Так постепенно выявляя жертвы тоталитарного режима, не следует, думается, упускать из виду и их палачей, словно тех тоже "не было". Тут я не могу не упомянуть о причастных к моей злополучной судьбе, кроме уже называвшихся оперативников и следователей во главе с их шефом генералом Куварзиным. Это и председатель облрадио Н.П.Лютенко, отдавший чекистам мои редакционные бумаги для сличения почерка в судебной экспертизе, и бывший заведующий обкомовским отделом пропаганды В.Г. Коновалов, осуществивший "телефонное право" по моему изгнанию отовсюду — с работы, из Союза писателей и из издательства, где печаталась моя книжка. Но, спрашивается, кто знает палачей таких людей, как профессор Б.Варнеке — историк театра, В.Вронский — режиссер и актер, университетские ученые Покровский и Потапенко или сам ректор Часовников?

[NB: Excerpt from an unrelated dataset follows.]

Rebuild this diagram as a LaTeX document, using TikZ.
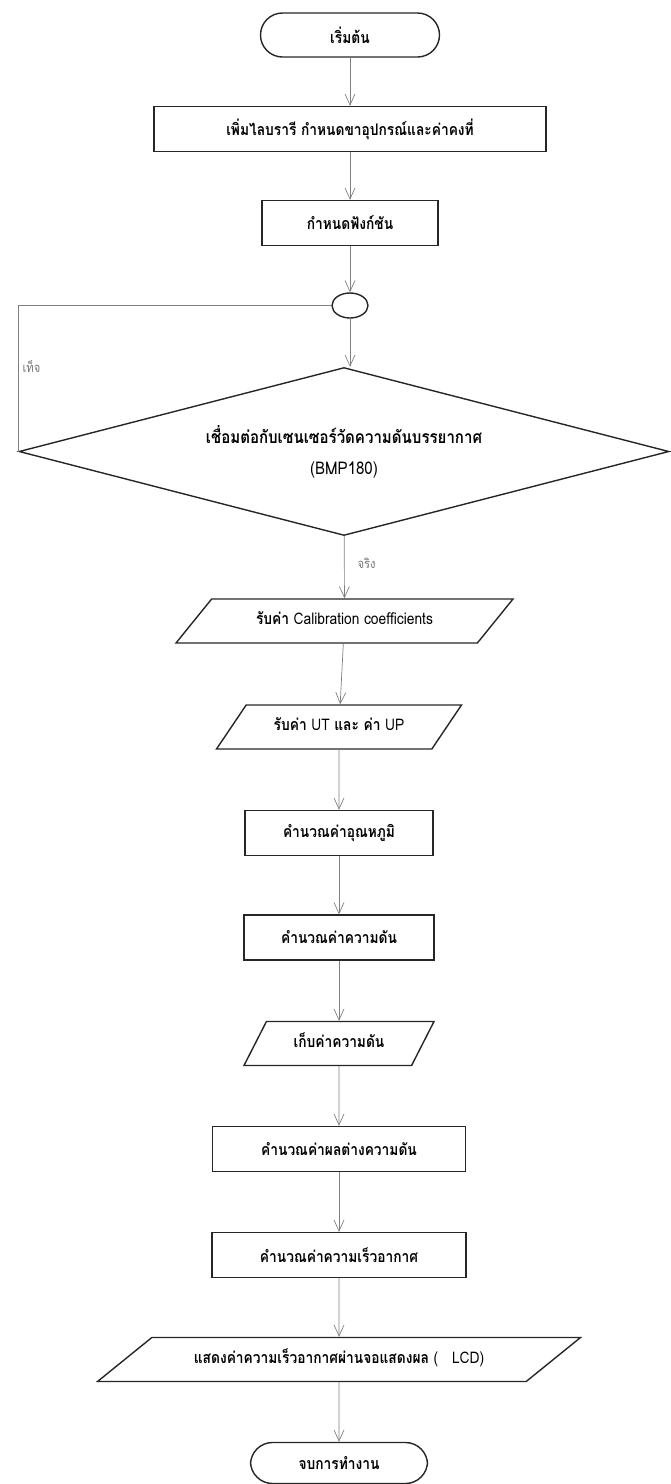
\documentclass[tikz,border=0pt]{standalone}
\usepackage{fontspec}
\newfontfamily\thaifont[Script=Thai,FakeStretch=0.86]{Loma}
\usetikzlibrary{shapes.geometric,arrows.meta}

\begin{document}
\begin{tikzpicture}[x=1pt,y=-1pt]
	\tikzstyle{terminal}=[rectangle,rounded corners=22pt,draw=black!85,line width=1.4pt,inner sep=0pt,minimum height=44pt,font=\thaifont\bfseries\fontsize{16}{19}\selectfont]
	\tikzstyle{process}=[rectangle,draw=black!85,line width=1.4pt,inner sep=0pt,minimum height=45pt,font=\thaifont\bfseries\fontsize{16}{19}\selectfont]
	\tikzstyle{io}=[trapezium,trapezium stretches body,draw=black!85,line width=1.4pt,inner xsep=0pt,inner ysep=14.5pt,text height=11pt,text depth=4pt,font=\thaifont\fontsize{16}{19}\selectfont]
	\tikzstyle{decision}=[diamond,aspect=3.87,draw=black!85,line width=1.4pt,inner sep=0pt,align=center,font=\thaifont\fontsize{17.5}{31}\selectfont]
	\tikzstyle{joint}=[ellipse,draw=black!85,line width=1.4pt,inner sep=0pt,minimum width=36pt,minimum height=25pt]
	\tikzstyle{arrowline}=[draw=black!50,line width=0.7pt,-{Straight Barb[length=11pt,width=10pt]}]
	\tikzstyle{loopline}=[draw=black!50,line width=0.7pt]
	\tikzstyle{answer}=[font=\thaifont\fontsize{13}{15}\selectfont,text=black!55,inner sep=0pt]
	\useasboundingbox (0,0) rectangle (671,1484);
	\begin{scope}
		\node [terminal,minimum width=179pt] (start) at (350,35) {เริ่มต้น};
		\node [process,minimum width=392pt] (setup) at (350,129) {เพิ่มไลบรารี กำหนดขาอุปกรณ์และค่าคงที่};
		\node [process,minimum width=176pt] (funcdef) at (350,223) {กำหนดฟังก์ชัน};
		\node [joint] (joint) at (350,305.5) {};
		\node [decision,minimum width=650pt,minimum height=168pt] (cond) at (344,451.5) {\bfseries เชื่อมต่อกับเซนเซอร์วัดความดันบรรยากาศ\\(BMP180)};
		\node [io,trapezium left angle=51,trapezium right angle=129,minimum width=337pt] (calib) at (344.5,621) {{\bfseries รับค่า} Calibration coefficients};
		\node [io,trapezium left angle=56,trapezium right angle=124,minimum width=245pt] (rawval) at (339,727) {{\bfseries รับค่า} UT {\bfseries และ ค่า} UP};
		\node [process,minimum width=188pt] (calctemp) at (339,833) {คำนวณค่าอุณหภูมิ};
		\node [process,minimum width=190pt] (calcpress) at (339,937.5) {คำนวณค่าความดัน};
		\node [io,trapezium left angle=63,trapezium right angle=117,minimum width=190pt] (store) at (339,1043.5) {\bfseries เก็บค่าความดัน};
		\node [process,minimum width=253pt] (calcdiff) at (339,1149) {คำนวณค่าผลต่างความดัน};
		\node [process,minimum width=254pt] (calcspeed) at (339,1255) {คำนวณค่าความเร็วอากาศ};
		\node [io,trapezium left angle=39,trapezium right angle=141,minimum width=483pt] (display) at (339,1359.5) {{\bfseries แสดงค่าความเร็วอากาศผ่านจอแสดงผล} (\ \ \ LCD)};
		\node [terminal,minimum width=177pt,minimum height=41pt] (finish) at (339,1463) {จบการทำงาน};
		\path[arrowline] (start) edge (setup);
		\path[arrowline] (setup) edge (funcdef);
		\path[arrowline] (funcdef) edge (joint);
		\path[arrowline] (joint) edge (joint |- cond.north);
		\path[loopline] (joint.west) -| node[answer,pos=0.71,right=4pt] {เท็จ} (cond.west);
		\path[arrowline] (cond) edge node[answer,pos=0.43,right=13pt] {จริง} (calib);
		\path[arrowline] (calib) edge (rawval);
		\path[arrowline] (rawval) edge (calctemp);
		\path[arrowline] (calctemp) edge (calcpress);
		\path[arrowline] (calcpress) edge (store);
		\path[arrowline] (store) edge (calcdiff);
		\path[arrowline] (calcdiff) edge (calcspeed);
		\path[arrowline] (calcspeed) edge (display);
		\path[arrowline] (display) edge (finish);
	\end{scope}
\end{tikzpicture}
\end{document}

Ну, а что сказать о судьбе "знаменитого и неподражаемого", как он писал о себе в афишах, — Петра Лещенко, выступавшего в 1942-44 годах в Одессе и попавшего в заключение вместе с женой Верой

 

- 167 -

Белоусовой в Румынии? Правда, я сумел сам написать о нем — и не только в газетных заметках или в очерках для московских журналов — вплоть до "Огонька" (вместе с соавтором А. Галясом). Теперь я подготовил о певце целую книгу — как тоже о жертве ГУЛАГа, а не только с исследованием его творческого пути, и дай Бог, чтобы она также вышла в "мемориальской" серии. Тем более что и до сих пор существует вздорное мнение об этом якобы "белоэмигранте" или "прислужнике оккупантов". Хотя разве не было у меня добрых слов даже о бандеровцах, с которыми я сталкивался еще до лагеря, а в одной из зон был и вместе с Юрием Шухевичем — сыном погибшего командующего УПА? Конечно, тогда и огорчало, что в местах заключения они держались непримиримо к власовцам — вплоть до резни, до схваток барака с бараком.

О, эта горестная судьба врагов, которые не всегда оставались людьми —по высшему счету! Или только "общались через воду" (В.Катаев).

То, что мне довелось ощутить, когда я сидел в одной камере с тем, кого тоже, казалось бы, следовало на месте извести, но к кому все же странно тянулся... Этакий феномен смешения понятий!